Ho iniziato questa cosa un paio d'anni fa, sul balcone di casa, provando a trasformare l'infisso di ferro di una vecchia e storica finestra in un tavolino.
Un paio d'ore di lezione di saldatura da Matteo, che non finirò mai di ringraziare, 15 metri quadri di caos, attrezzatura, legno recuperato, ferro trovato qua e là, e sono partito, quasi per gioco, per la voglia di costruire, di sfogare qualcosa che in fondo ho sempre avuto.
Nel frattempo ci sono stati altri tavolini, lampade, incidenti, bruciature e cicatrici, frustrazione a volte, ma in fondo la sensazione che cazzo, questo è quello che sono nato per fare. Perché vedere qualcosa uscito dalle mie mani, che non esisteva e non sarebbe potuto esistere altrimenti in nessuna parte del mondo, e non è uguale a nient'altro ed è nato ma materiali in cui solo io vedevo quello che ne sarebbe potuto scaturire, non è paragonabile a nient'altro.

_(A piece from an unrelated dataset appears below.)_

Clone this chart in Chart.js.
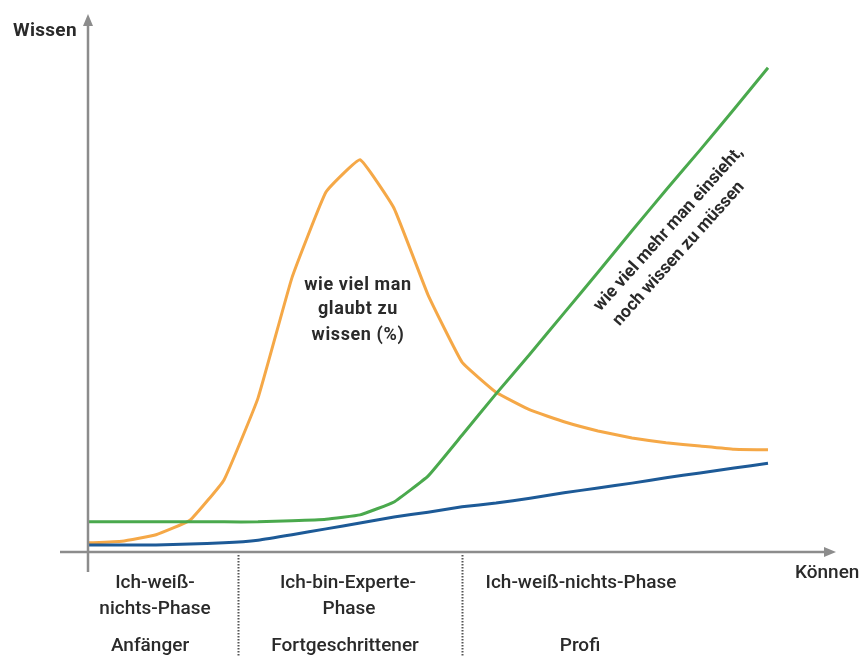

È la realizzazione, la potenza della creazione e della testardaggine, del girare intorno ai problemi e trovarvi soluzioni fantasiose. Rimanere con lo sguardo perso nel vuoto a immaginare qualcosa, come i cani quando annusano l’aria, e poi averlo tra le mani, magari non esattamente come l’avevo visto nella mia testa, molte volte completamente diverso ma in qualche modo migliore perché in quel modo voleva essere, perché quella è la sua forma.
Poi arriva una persona che stimi, una di quelle persone la cui opinione vale oro, ti vede trafficare con lamiera e saldatrice e ti dice quella frase, “Tu dovevi cominciare prima.”.
Sì, dovevo cominciare prima. Ma ho tutte le intenzioni di recuperare.